_Exercise details_
Reproduce, word for word, the span of lines starting at the line holding "Give me the Plotly source for this chart." and ending at the line holding "138.6, 139.0, 137.3]". Omit every picture.

----------------------------------------

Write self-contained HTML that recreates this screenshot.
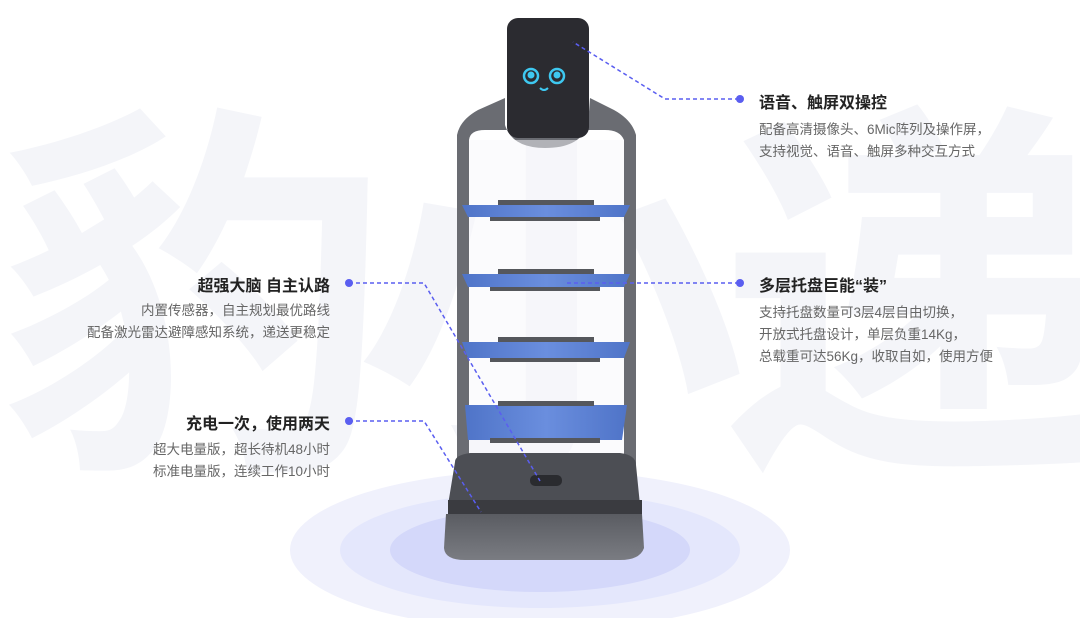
<!DOCTYPE html>
<html><head><meta charset="utf-8"><style>
html,body{margin:0;padding:0;background:#fff;}
#c{position:relative;width:1080px;height:618px;overflow:hidden;background:#fff;font-family:"Liberation Sans","Noto Sans CJK SC",sans-serif;}
.wm{position:absolute;top:75px;font-size:390px;font-weight:700;color:#f4f5f9;line-height:1;font-family:"Noto Sans CJK SC",sans-serif;}
.t{position:absolute;font-size:16px;font-weight:bold;color:#222;white-space:nowrap;}
.d{position:absolute;font-size:13.5px;color:#666;line-height:22px;white-space:nowrap;}
.r{text-align:right;}
</style></head><body><div id="c">
<div class="wm" style="left:0px">豹</div>
<div class="wm" style="left:355px">小</div>
<div class="wm" style="left:720px">递</div>
<svg width="1080" height="618" style="position:absolute;left:0;top:0">
<defs>
<linearGradient id="tray" x1="0" y1="0" x2="1" y2="0">
<stop offset="0" stop-color="#4f74c8"/><stop offset="0.5" stop-color="#6a8ede"/><stop offset="1" stop-color="#4f74c8"/>
</linearGradient>
<linearGradient id="base" x1="0" y1="0" x2="0" y2="1">
<stop offset="0" stop-color="#5a5c62"/><stop offset="1" stop-color="#7a7c82"/>
</linearGradient>
</defs>
<ellipse cx="540" cy="550" rx="250" ry="80" fill="#f0f1fc"/>
<ellipse cx="540" cy="550" rx="200" ry="58" fill="#e4e7fc"/>
<ellipse cx="540" cy="550" rx="150" ry="42" fill="#d4d8fa"/>
<!-- frame -->
<path d="M457 470 L457 135 Q460 120 478 110 L505 98 L505 125 Q512 148 545 148 Q580 148 588 125 L590 98 L614 110 Q632 120 636 135 L636 470 L624 470 L624 140 Q620 130 605 130 L485 130 Q470 130 469 140 L469 470 Z" fill="#6a6c72"/>
<rect x="469" y="140" width="155" height="330" fill="#f7f8fb" opacity="0.5"/>
<rect x="507" y="18" width="82" height="120" rx="11" fill="#2b2b30"/>
<circle cx="531" cy="76" r="7" fill="none" stroke="#3ec8f0" stroke-width="2.5"/><circle cx="531" cy="75" r="3.5" fill="#3ec8f0"/>
<circle cx="557" cy="76" r="7" fill="none" stroke="#3ec8f0" stroke-width="2.5"/><circle cx="557" cy="75" r="3.5" fill="#3ec8f0"/>
<path d="M540 88 Q544 92 548 88" stroke="#3ec8f0" stroke-width="2" fill="none"/>
<!-- trays -->
<g fill="url(#tray)">
<path d="M462 205 L630 205 L624 217 L468 217 Z"/>
<path d="M462 274 L630 274 L624 287 L468 287 Z"/>
<path d="M462 342 L630 342 L624 358 L468 358 Z"/>
<path d="M465 405 L627 405 L622 440 L468 440 Z"/>
</g>
<g fill="#55575c">
<rect x="498" y="200" width="96" height="5"/><rect x="490" y="217" width="110" height="4"/>
<rect x="498" y="269" width="96" height="5"/><rect x="490" y="287" width="110" height="4"/>
<rect x="498" y="337" width="96" height="5"/><rect x="490" y="358" width="110" height="4"/>
<rect x="498" y="401" width="96" height="5"/><rect x="490" y="438" width="110" height="5"/>
</g>
<!-- base -->
<path d="M455 462 Q455 455 470 453 L620 453 Q636 455 636 465 L640 505 L448 505 Z" fill="#4c4e54"/>
<rect x="448" y="500" width="194" height="14" fill="#3a3b40"/>
<path d="M446 514 L642 514 L644 548 Q640 560 620 560 L465 560 Q445 560 444 548 Z" fill="url(#base)"/>
<rect x="530" y="475" width="32" height="11" rx="5" fill="#2a2b2f"/>
<!-- connectors -->
<g stroke="#5a5ef0" stroke-width="1.5" stroke-dasharray="4 3" fill="none">
<path d="M739 99 L665 99 L573 42"/>
<path d="M739 283 L565 283"/>
<path d="M349 283 L424 283 L540 481"/>
<path d="M349 421 L424 421 L481 512"/>
</g>
<g fill="#5a5ef0"><circle cx="740" cy="99" r="4"/><circle cx="740" cy="283" r="4"/><circle cx="349" cy="283" r="4"/><circle cx="349" cy="421" r="4"/></g>
</svg>
<div class="t" style="left:759px;top:89px">语音、触屏双操控</div>
<div class="d" style="left:759px;top:119px">配备高清摄像头、6Mic阵列及操作屏，<br>支持视觉、语音、触屏多种交互方式</div>
<div class="t" style="left:759px;top:272px">多层托盘巨能“装”</div>
<div class="d" style="left:759px;top:302px">支持托盘数量可3层4层自由切换，<br>开放式托盘设计，单层负重14Kg，<br>总载重可达56Kg，收取自如，使用方便</div>
<div class="t r" style="right:750px;top:272px">超强大脑 自主认路</div>
<div class="d r" style="right:750px;top:300px">内置传感器，自主规划最优路线<br>配备激光雷达避障感知系统，递送更稳定</div>
<div class="t r" style="right:750px;top:410px">充电一次，使用两天</div>
<div class="d r" style="right:750px;top:439px">超大电量版，超长待机48小时<br>标准电量版，连续工作10小时</div>
</div></body></html>
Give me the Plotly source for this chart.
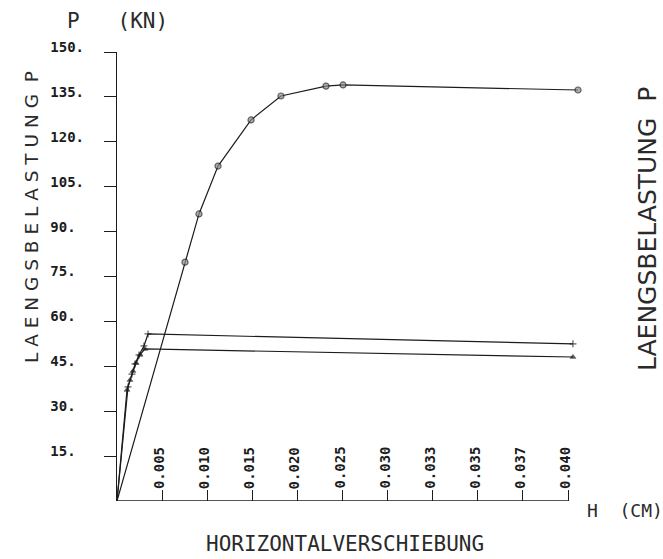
import plotly.graph_objects as go

# Kurve 1 (Kreise)
h_kreis = [0.0, 0.00754, 0.00909, 0.0112, 0.01486, 0.01818, 0.02317, 0.02506, 0.05111]
p_kreis = [0.0, 79.8, 95.9, 111.9, 127.3, 135.3, 138.6, 139.0, 137.3]

# Kurve 2 (Kreuze)
h_kreuz = [0.0, 0.00122, 0.00166, 0.0020, 0.00244, 0.00299, 0.00344, 0.05055]
p_kreuz = [0.0, 38.1, 42.4, 45.8, 48.8, 51.8, 55.8, 52.5]

# Kurve 3 (Dreiecke)
h_dreieck = [0.0, 0.00111, 0.00144, 0.00177, 0.00211, 0.00255, 0.0031, 0.05055]
p_dreieck = [0.0, 37.1, 40.4, 43.4, 46.1, 48.8, 50.8, 48.1]

x_tickvals = [0.005, 0.010, 0.015, 0.020, 0.025, 0.030, 0.035, 0.040, 0.045, 0.050]
x_ticktext = ["0.005", "0.010", "0.015", "0.020", "0.025", "0.030", "0.033", "0.035", "0.037", "0.040"]
y_tickvals = [15, 30, 45, 60, 75, 90, 105, 120, 135, 150]
y_ticktext = ["15.", "30.", "45.", "60.", "75.", "90.", "105.", "120.", "135.", "150."]

W, H = 663, 559
L, R, T, B = 117, 81, 52, 58
ink = "#1c1c1c"

def px(x, y):
    # Pixel -> paper coordinates (for text placement)
    return (x - L) / (W - L - R), (H - B - y) / (H - T - B)

fig = go.Figure()

fig.add_trace(go.Scatter(
    x=h_kreis, y=p_kreis, mode="lines+markers",
    line=dict(color=ink, width=1.2),
    marker=dict(symbol="circle", size=[0] + [6] * (len(h_kreis) - 1),
                color="#8c8c8c", line=dict(color=ink, width=1.2)),
    cliponaxis=False,
))
fig.add_trace(go.Scatter(
    x=h_kreuz, y=p_kreuz, mode="lines+markers",
    line=dict(color=ink, width=1.2),
    marker=dict(symbol="cross-thin", size=[0] + [5] * (len(h_kreuz) - 1),
                line=dict(color=ink, width=1.2)),
    cliponaxis=False,
))
fig.add_trace(go.Scatter(
    x=h_dreieck, y=p_dreieck, mode="lines+markers",
    line=dict(color=ink, width=1.2),
    marker=dict(symbol="triangle-up", size=[0] + [5] * (len(h_dreieck) - 1),
                color=ink, line=dict(color=ink, width=0.8)),
    cliponaxis=False,
))

# x-Achse endet am letzten Teilstrich
fig.add_shape(type="line", xref="x", yref="y", x0=0, y0=0, x1=x_tickvals[-1], y1=0,
              line=dict(color=ink, width=1.4))

tickfont = dict(family="DejaVu Sans Mono", size=14, color=ink, weight="bold")
fig.update_layout(
    width=W, height=H,
    margin=dict(l=L, r=R, t=T, b=B),
    paper_bgcolor="white", plot_bgcolor="white",
    showlegend=False,
    xaxis=dict(
        range=[0, (W - L - R) / 9020], showgrid=False, zeroline=False, showline=False,
        automargin=False, tickvals=x_tickvals, showticklabels=False,
        ticks="inside", ticklen=11, tickwidth=1.3, tickcolor=ink,
    ),
    yaxis=dict(
        range=[0, 150], showgrid=False, zeroline=False, showline=True,
        automargin=False, linecolor=ink, linewidth=1.4,
        tickvals=y_tickvals, ticktext=[t.ljust(4, "\u00a0") for t in y_ticktext],
        ticks="outside", ticklen=12, tickwidth=1.3, tickcolor=ink,
        ticklabelstandoff=17, ticklabelshift=-5, tickfont=tickfont,
    ),
)

ann = []
# x-Teilstrichbeschriftung, senkrecht ueber der Achse
for v, t in zip(x_tickvals, x_ticktext):
    ann.append(dict(text=t, x=v, xref="x", y=px(0, 491)[1], yref="paper",
                    textangle=-90, xanchor="center", yanchor="bottom", xshift=-3,
                    showarrow=False, font=tickfont))

title_font = dict(family="DejaVu Sans Mono", color="#2a2a2a")
titles = [
    ("P\u00a0\u00a0\u00a0(KN)", 117, 21, 0, dict(size=21, **title_font)),
    ("HORIZONTALVERSCHIEBUNG", 345, 544, 0, dict(size=21, **title_font)),
    ("H\u00a0\u00a0(CM)", 625, 510, 0, dict(size=18, **title_font)),
    (" ".join("LAENGSBELASTUNG") + "\u00a0\u00a0P", 31, 217, -90,
     dict(family="DejaVu Sans", size=18.5, color="#2a2a2a")),
    ("LAENGSBELASTUNG\u00a0\u00a0P", 647, 229, -90,
     dict(family="DejaVu Sans", size=25, color="#2a2a2a")),
]
for text, x, y, ang, f in titles:
    xp, yp = px(x, y)
    ann.append(dict(text=text, x=xp, y=yp, xref="paper", yref="paper", textangle=ang,
                    showarrow=False, xanchor="center", yanchor="middle", font=f))
fig.update_layout(annotations=ann)

fig.write_html("out.html", config={"displayModeBar": False},
               post_script="document.body.style.margin = '0';")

----------------------------------------

_Answer to the problem_
Give me the Plotly source for this chart.
import plotly.graph_objects as go

# Kurve 1 (Kreise)
h_kreis = [0.0, 0.00754, 0.00909, 0.0112, 0.01486, 0.01818, 0.02317, 0.02506, 0.05111]
p_kreis = [0.0, 79.8, 95.9, 111.9, 127.3, 135.3, 138.6, 139.0, 137.3]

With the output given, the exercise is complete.